Georgetown residents, police and retailers have come to rely on the Business Improvement District’s GroupMe messaging account to get up-to-date information on thefts, fires and other safety concerns in the neighborhood. The BID and the Metropolitan Police Department launched the “Georgetown Business Public Safety” GroupMe account last March as a way for the community to stay in touch with law enforcement. The BID is in charge of adding new members to the messaging group.
When the group started, most messages came from police officers alerting community members and retailers about things to watch out for. But as the group has evolved, more and more messages come from people working at local shops reporting “suspicious activity,” theft and general disorder in the area. Sometimes these messages are accompanied by photos of those suspected to be causing trouble.
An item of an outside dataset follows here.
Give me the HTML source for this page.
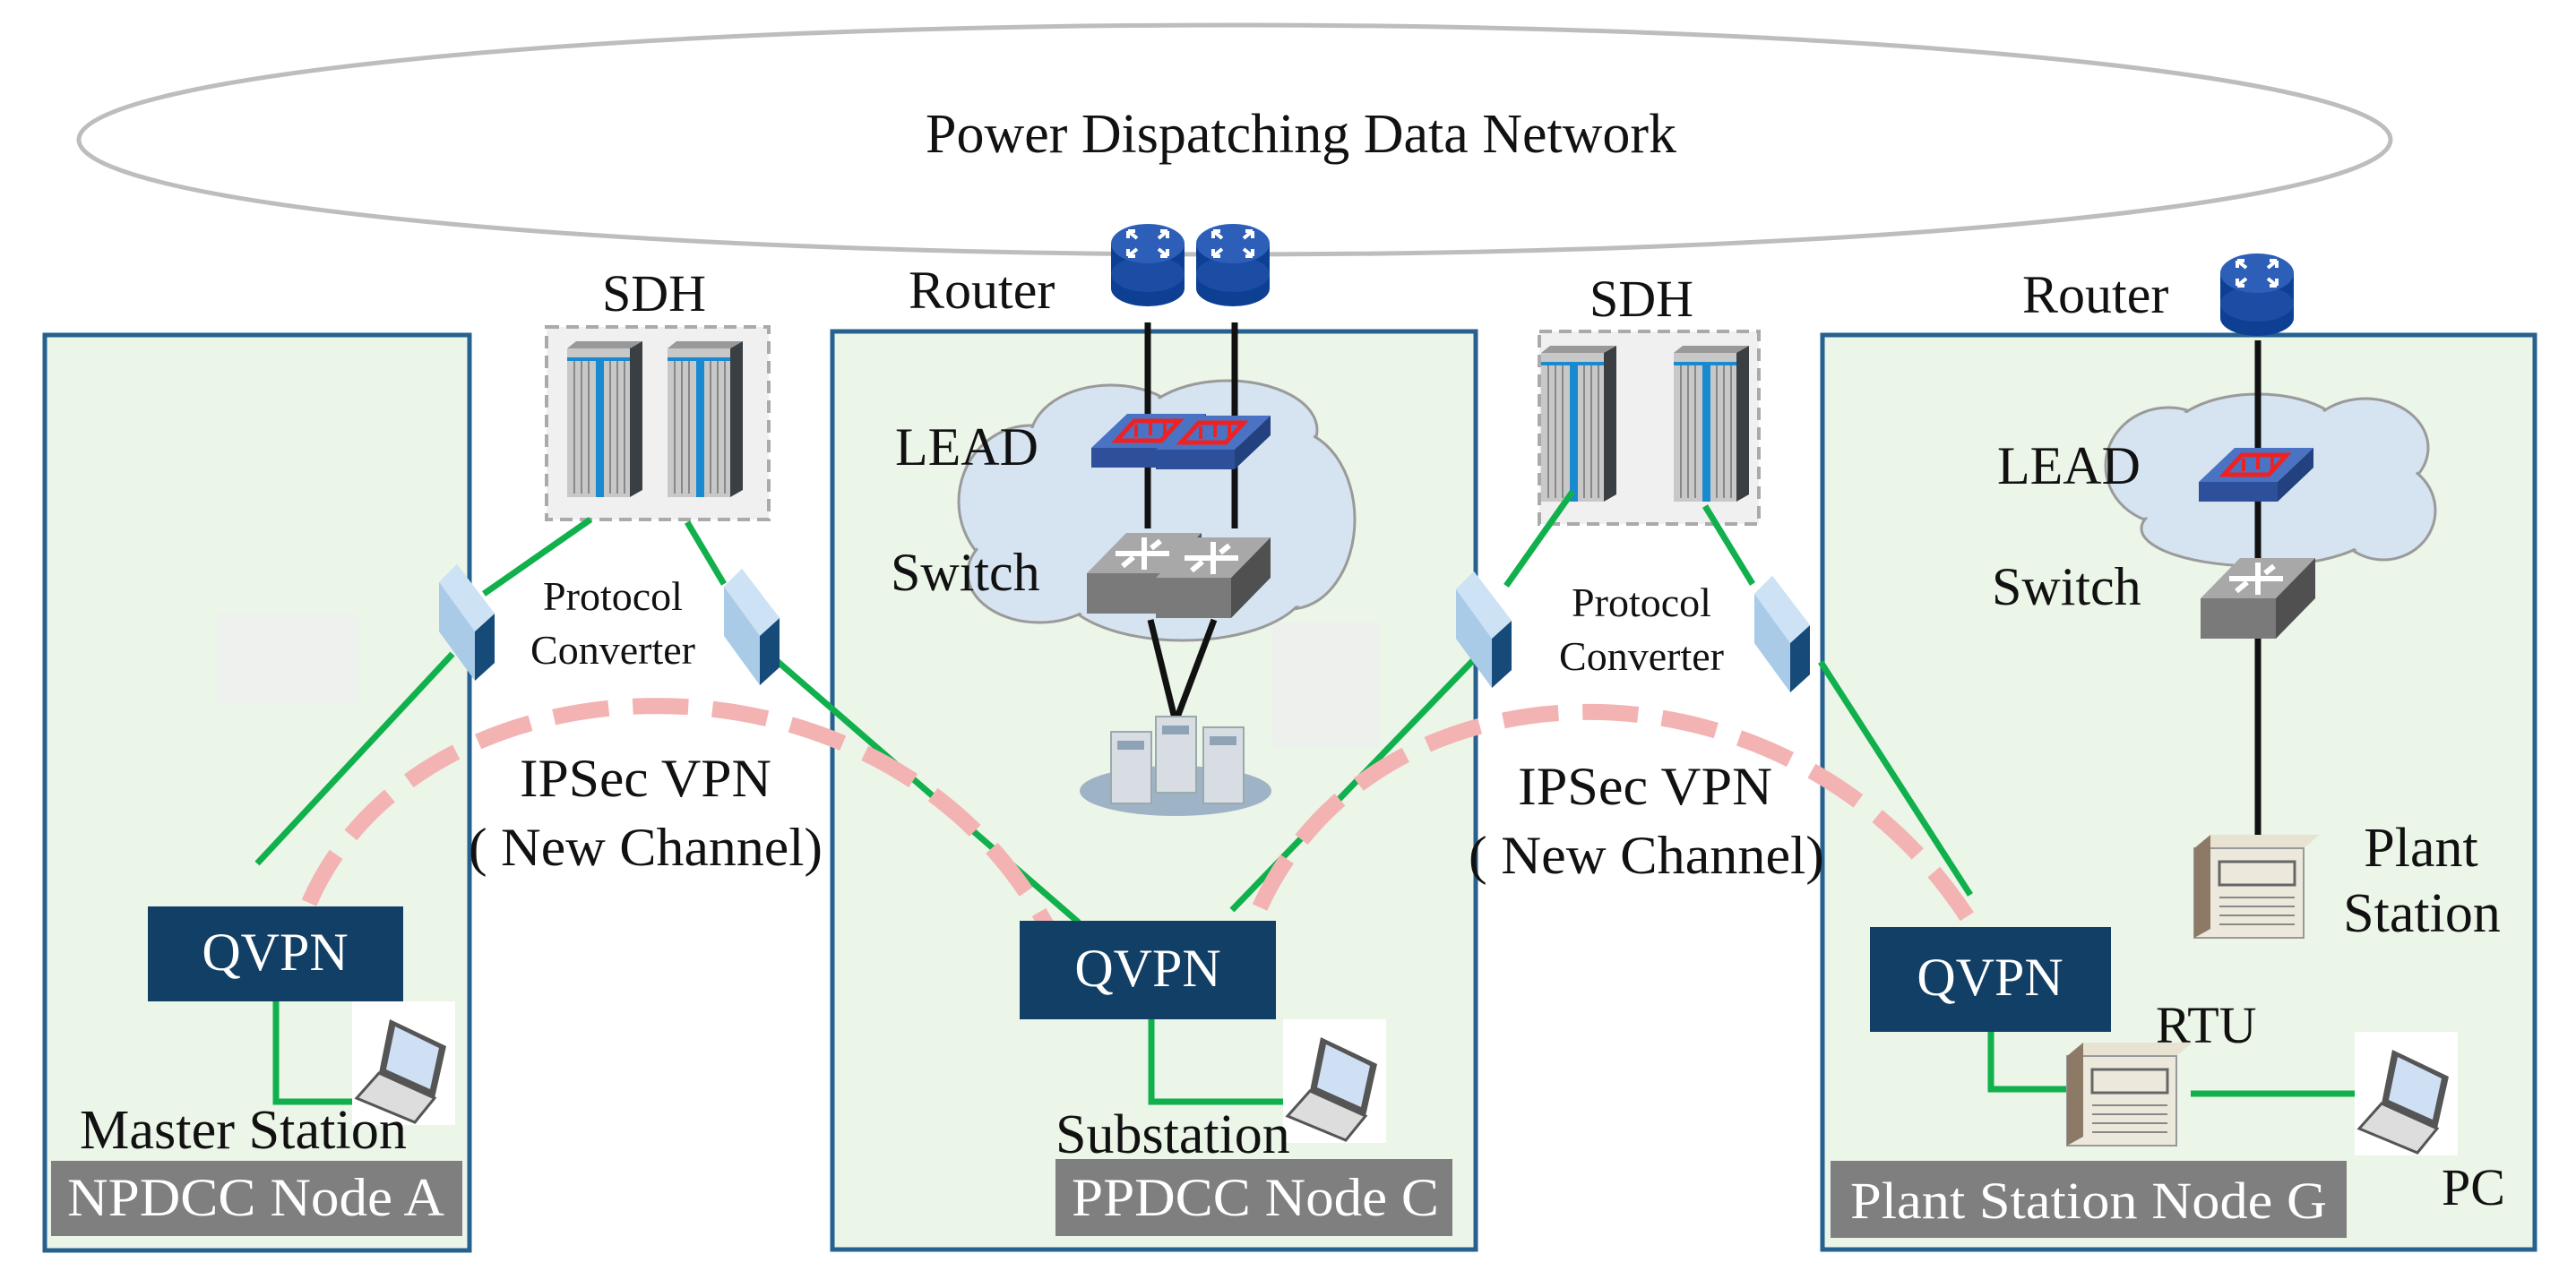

To such messages, police officers on the message chain usually reply ‘omw’ (on my way) or tell the retailers to call 911 for immediate assistance. (As with most messaging media these days, spelling and grammatical errors abound and abbreviations – like ‘bolo’ for be on the lookout – are plentiful.)
Rachel Cothran from the BID says the message board has “been enormously helpful to the merchants. They’re better connected to one another, and they get immediate responses from officers.”
It is unclear what happens when the police arrive at these scenes, but it’s likely that their presence wards off thefts and in some cases arrests have been made. Sales associates at local stores frequently ask for police walk-throughs to deter “suspicious” characters from committing theft or other crimes. Cothran says an exact number of thefts precluded or arrests is “hard to quantify.”
GroupMe was launched in 2010 and acquired by Skype in 2011. Having purchased Skype, Microsoft now owns the app.